Странная и совсем непонятная вещь война. Мы готовимся к выступлению, а временами кажется, что организуется пикник. Вчера офицер, заведующий у нас в батарее хозяйством, ездил в город и закупил разных вещей для похода: чайник, сахарницу, ножи, вилки, кружки... Привез все — радуется, — хорошее все, новое, блестящее, практичное... Он радуется, и мы радуемся. Для чего все это — мы знаем, но зная — не понимаем, и силясь понять — понять не можем.

Иногда по вечерам мы с Андреем Викторовичем занимаемся артиллерийской премудростью: то вычисляем математические формулы, углы, базы и кривые, то упражняемся практически. Я изображаю орудие, а он зарядный ящик, и вот мы крутимся по комнате, исполняя всевозможные повороты, отъезды и подъезды. Он стриженный машинкой, я коротким бобриком, какой носил в школе, оба мы без поясов, в ночных туфлях... Наташа сидит и хохочет, говоря, что мы похожи на маленьких мальчиков, играющих в лошадки, — мы тоже хохочем, хотя и знаем великолепно, что все наши опыты и размышления направлены на то, как бы найти систему таких умений и приемов, при осуществлении которой застонут и закричат одни люди, называемые немцами, и не застонут и не закричат другие люди, которые называются русскими.

Бывают, конечно, минуты, когда ужасный смысл написанной мною фразы воистину понимается, но такие минуты очень редки.

Обыкновенно же последняя цель и сущность войны совершенно так же заграждается и оттесняется целым рядом предпоследних мыслей, действий, событий и мероприятий, как ими же и в мирной жизни заграждается и оттесняется все то, что есть Жизнь жизни, ее последнее и сущностное ядро.

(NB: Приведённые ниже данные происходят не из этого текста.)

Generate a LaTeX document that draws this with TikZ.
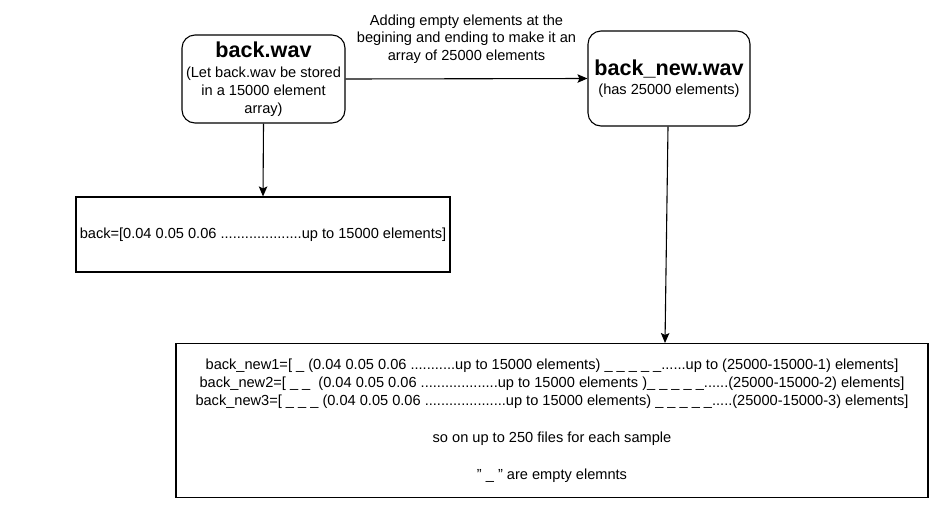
\documentclass[tikz,border=0pt]{standalone}
\usepackage{fontspec}
\setmainfont{Liberation Sans}
\usetikzlibrary{arrows.meta}

\begin{document}
\begin{tikzpicture}[
          x=1pt, y=-1pt,
          txt/.style={font=\fontsize{14.6}{17.9}\selectfont},
          wavfile/.style={
            draw, rounded corners=13pt, line width=1.1pt,
            align=center, inner sep=0pt, txt
          },
          arrbox/.style={draw, line width=1.1pt, align=center, inner sep=0pt, txt},
          flow/.style={-{Stealth[length=10pt,width=8.5pt,inset=2pt]}, line width=1.1pt},
        ]
          \useasboundingbox (0,0) rectangle (949,512);
          \newcommand{\wavtitle}[1]{{\fontsize{21.6}{24}\selectfont\bfseries #1}}

          % Wave files
          \node[wavfile, minimum width=163pt, minimum height=88pt] (backwav) at (263.5,79)
            {\wavtitle{back.wav}\\[2pt](Let back.wav be stored\\in a 15000 element\\array)};
          \node[wavfile, minimum width=162pt, minimum height=95pt] (newwav) at (669,78.5)
            {\wavtitle{back\_new.wav}\\[1pt](has 25000 elements)};

          % Arrays
          \node[arrbox, minimum width=374pt, minimum height=75pt] (backarr) at (263,234.5)
            {back=[0.04 0.05 0.06 ....................up to 15000 elements]};
          \node[arrbox, font=\fontsize{14.6}{18.4}\selectfont,
                minimum width=752pt, minimum height=154pt] (newarr) at (552,420.5)
            {back\_new1=[ \_ (0.04 0.05 0.06 ...........up to 15000 elements) \_ \_ \_ \_ \_......up to (25000-15000-1) elements]\\
             back\_new2=[ \_ \_ \ (0.04 0.05 0.06 ...................up to 15000 elements )\_ \_ \_ \_ \_......(25000-15000-2) elements]\\
             back\_new3=[ \_ \_ \_ (0.04 0.05 0.06 ....................up to 15000 elements) \_ \_ \_ \_ \_.....(25000-15000-3) elements]\\
             \strut\\
             so on up to 250 files for each sample\\
             \strut\\
             \symbol{"22} \_ \symbol{"22} are empty elemnts};
          \coordinate (hit) at (665,343);

          % Arrows
          \draw[flow] (backwav.east) -- (newwav.west)
            node[midway, above=11pt, txt, align=center] (padnote)
            {Adding empty elements at the\\begining and ending to make it an\\array of 25000 elements};
          \draw[flow] (backwav.south) -- (backarr.north);
          \draw[flow] (newwav.south -| 668,0) -- (hit);
        \end{tikzpicture}
\end{document}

Ужасна война, как материальный факт — как ряд стонов, криков, скрежетов, как миллионы открытых кровоточащих ран, которые будут смотреть на небо с такою же непонятною естественностью, с какою звезды смотрят с неба на землю, — как химическое перерождение земли от всюду сгнивающих в ней человеческих и животных трупов. Поверишь ли, иногда я так ярко чувствую, как вся земля мыслит свою упорную кладбищенскую думу.

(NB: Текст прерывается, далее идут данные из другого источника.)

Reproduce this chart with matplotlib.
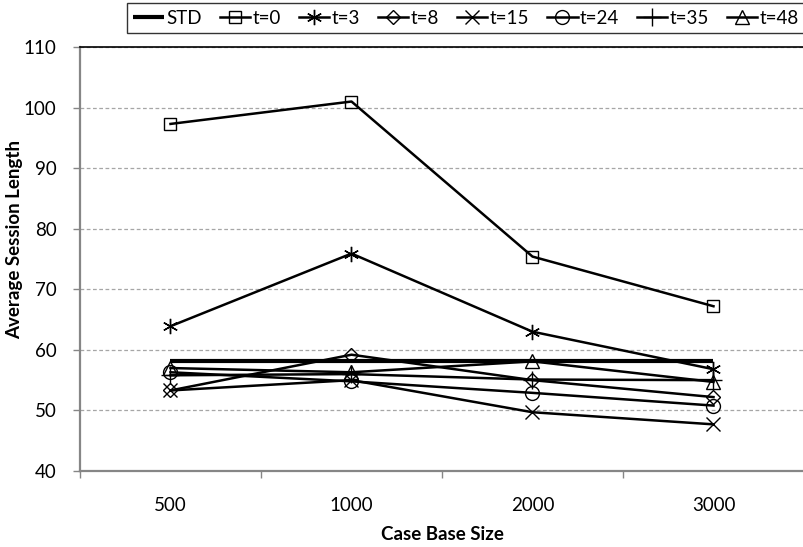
import matplotlib
matplotlib.use("Agg")
import matplotlib.pyplot as plt
import numpy as np

plt.rcParams['font.family'] = ['Lato', 'DejaVu Sans']

# Case base sizes (category axis)
categories = ["500", "1000", "2000", "3000"]

# Average session length per configuration
std_vals = [58.2, 58.2, 58.2, 58.2]
t0_vals = [97.3, 101.0, 75.4, 67.2]
t3_vals = [63.9, 75.9, 63.0, 56.8]
t8_vals = [53.3, 59.2, 55.0, 52.2]
t15_vals = [53.3, 55.0, 49.7, 47.7]
t24_vals = [56.3, 54.8, 52.9, 50.8]
t35_vals = [55.8, 56.0, 55.1, 55.0]
t48_vals = [57.0, 56.3, 58.1, 54.7]

series = [
    ("STD", std_vals, None),
    ("t=0", t0_vals, "s"),
    ("t=3", t3_vals, (6, 2, 0)),
    ("t=8", t8_vals, "D"),
    ("t=15", t15_vals, "x"),
    ("t=24", t24_vals, "o"),
    ("t=35", t35_vals, "+"),
    ("t=48", t48_vals, "^"),
]

fig = plt.figure(figsize=(8.04, 5.47), dpi=100)
ax = fig.add_axes([80 / 804, 1 - 471 / 547, 724 / 804, (471 - 47) / 547])

x = np.arange(len(categories))
sizes = {"s": 9, (6, 2, 0): 11, "D": 7, "x": 10, "o": 10, "+": 13, "^": 10}

for label, vals, mk in series:
    if mk is None:
        ax.plot(x, vals, color="black", lw=3.0, label=label, zorder=3,
                solid_capstyle="butt")
    else:
        ax.plot(x, vals, color="black", lw=1.8, marker=mk,
                markersize=sizes[mk], markerfacecolor="none",
                markeredgecolor="black", markeredgewidth=1.0,
                label=label, zorder=4)

ax.set_xlim(-0.5, 3.5)
ax.set_ylim(40, 110)
ax.set_yticks(np.arange(40, 111, 10))

# Category labels without ticks; tick marks sit between categories
ax.set_xticks(x)
ax.set_xticklabels(categories)
ax.tick_params(axis="x", which="major", length=0, pad=19, labelsize=13.5)
ax.set_xticks(np.arange(-0.5, 3.6, 1.0), minor=True)
ax.tick_params(axis="x", which="minor", length=5, color="#868686", width=1)
ax.tick_params(axis="y", length=5, color="#868686", width=1, pad=12,
               labelsize=13.5)

ax.yaxis.grid(True, color="#a6a6a6", lw=0.9, linestyle=(0, (3, 2)))
ax.set_axisbelow(True)

for side in ("left", "bottom"):
    ax.spines[side].set_color("#868686")
    ax.spines[side].set_linewidth(1.6)
ax.spines["right"].set_visible(False)
ax.spines["top"].set_color("black")
ax.spines["top"].set_linewidth(1.2)

ax.set_ylabel("Average Session Length", fontsize=13.5, fontweight="bold")
ax.yaxis.set_label_coords(-0.078, 0.545)
ax.set_xlabel("Case Base Size", fontsize=13.5, fontweight="bold")
ax.xaxis.set_label_coords(0.5, -0.13)

leg = fig.legend(loc="center", bbox_to_anchor=(466 / 804, 1 - 18 / 547),
                 ncol=8, frameon=True, fontsize=13.5, handlelength=1.65,
                 handletextpad=0.1, columnspacing=0.95, borderpad=0.35,
                 fancybox=False, edgecolor="black")
leg.get_frame().set_linewidth(1.0)

fig.savefig("out.png", dpi=100)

Но все же этот ужас материального плана еще не самый страшный. Страшнее той смерти, которую сеет война в материальном мире, та жизнь, которую она порождает в сознании почти всех без исключения людей. Грандиознейшие миры упорнейшей лжи возвышаются ныне в головах всех и каждого. Все самое злое, грешное и смрадное, запрещаемое элементарною совестью в отношении одного человека к другому, является ныне правдою и геройством в отношении одного народа к другому. Каждая сторона беспамятно предает проклятию и отрицанию все великое, что некогда было создано духом и гением враждующей с нею стороны.